The ALCF deployed Polaris for scientific research in August, giving its user community a powerful new resource to prepare for science in the exascale era.
The new supercomputer is the ALCF’s most powerful system to date, delivering 34 petaflops of peak performance (44 petaflops of Tensor Core FP64 performance) and nearly 1.4 exaflops of theoretical AI performance. Polaris is providing a platform for researchers to prepare codes and workloads for the upcoming Aurora exascale supercomputer while simultaneously supporting several large-scale research projects, including efforts focused on using AI for science.
At Argonne, Polaris is also a key tool for advancing efforts to integrate ALCF computing resources more closely with DOE experimental facilities. Initial work is focused on coupling ALCF systems with the co-located Advanced Photon Source and Center for Nanoscale Materials, both DOE Office of Science user facilities.
Like Aurora, Polaris is a hybrid system powered by both central processing units (CPUs) and graphics processing units (CPUs). This similarity, along with some other shared technologies, is helping ease the transition to using Aurora for scientific research ahead of its deployment.
The HPE Apollo Gen10+ based supercomputer is equipped with 560 AMD EPYC processors and 2,240 NVIDIA A100 Tensor Core GPUs. The Polaris software environment is equipped with the HPE Cray programming environment, HPE Performance Cluster Manager (HPCM) system software, and the ability to test programming models, such as OpenMP and SYCL, that will be available on Aurora and the next generation of DOE supercomputers. Polaris users will also benefit from NVIDIA’s HPC software development kit — a suite of compilers, libraries, and tools for GPU code development.
Upon the deployment of Polaris, several research teams immediately began using the system to prepare for the arrival of Aurora via DOE’s Exascale Computing Project (ECP) and the ALCF’s Aurora Early Science Program (ESP).

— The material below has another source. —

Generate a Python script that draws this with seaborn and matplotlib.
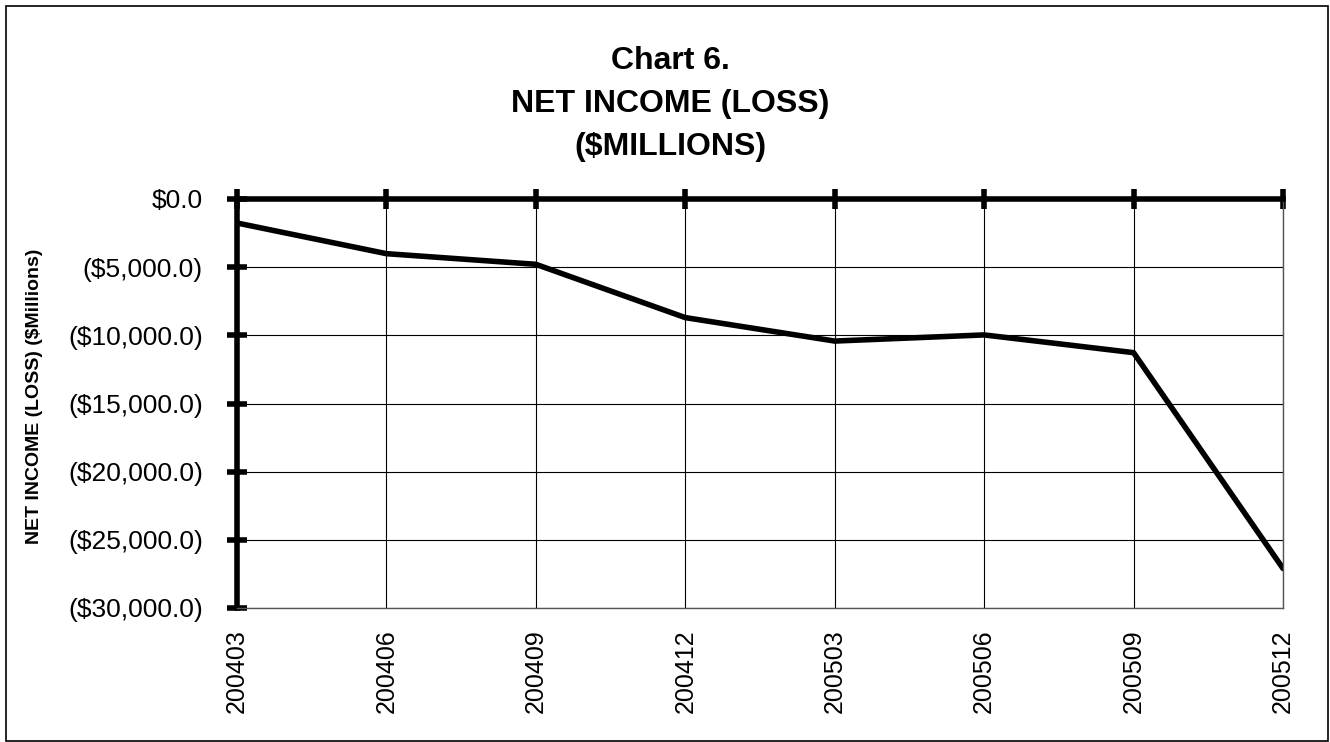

The system is also being leveraged by multiple projects awarded time through DOE’s INCITE and ALCC allocation programs. The following summaries highlight some of the initial projects tapping Polaris to accelerate science.
Exascale Preparations
Researchers from DOE’s Princeton Plasma Physics Laboratory are leading an Aurora ESP project that aims to use particle simulations of plasma, including impurities and the important magnetic field geometry at the edge, to predict behavior of ITER plasmas and to help guide future experimental parameters. The team is using Polaris to run simulations of the DIII-D National Fusion Facility’s tokamak device with carbon impurities to inform their planned simulations of ITER plasmas with tungsten impurities on Aurora.
The NWChemEx team, supported by the ESP and ECP, will use Aurora to advance the understanding of chemical systems to aid in developing new methods for converting biomass into biofuels. In preparation for larger simulations on Aurora, the researchers are leveraging Polaris to carry out simulations to produce initial geometries appropriate for the conversion of propene to propanol within zeolites.
An ESP team from the Massachusetts Institute of Technology plans to use Aurora to couple machine learning and state-of-the-art physics simulations to determine possible interactions between nuclei and a large class of dark matter candidate particles. Their machine learning models had only been tested on small-scale problems so the team is using Polaris to scale up problem sizes to determine if they need to modify their machine learning models for their upcoming runs on Aurora.
Science Campaigns
With an INCITE award, researchers from the Flatiron Institute are using Polaris to aid in their efforts to reduce the computational and energetic costs of producing successful peptide macrocycle drugs or industrial enzymes with useful functions in medicine and manufacturing. The INCITE team will develop low-cost machine learning methods that can approximate the output of computationally expensive validation simulations, ultimately allowing users without access to large-scale resources to perform design and validation tasks on much more modest computing systems.
An Argonne-led ALCC team is leveraging Polaris to perform high-fidelity computational fluid dynamics and multiphysics simulations to investigate fundamental flow phenomena in next-generation nuclear power reactors. The project’s simulations will be carried out in collaboration with X-energy and TerraPower (recipients of awards from DOE’s Advanced Reactor Demonstration Program) with the potential to accelerate the deployment of carbon-free energy solutions.
Building on years of work using Theta, a Princeton University-led team is using Polaris to advance their 3D simulations of core-collapse supernova. With their new INCITE allocation, the researchers will conduct not only a full suite of 3D simulations for the spectrum of progenitor stars but carry out these simulations for approximately five times the physical time possible with their previous INCITE allocations, all the way to the asymptotic state.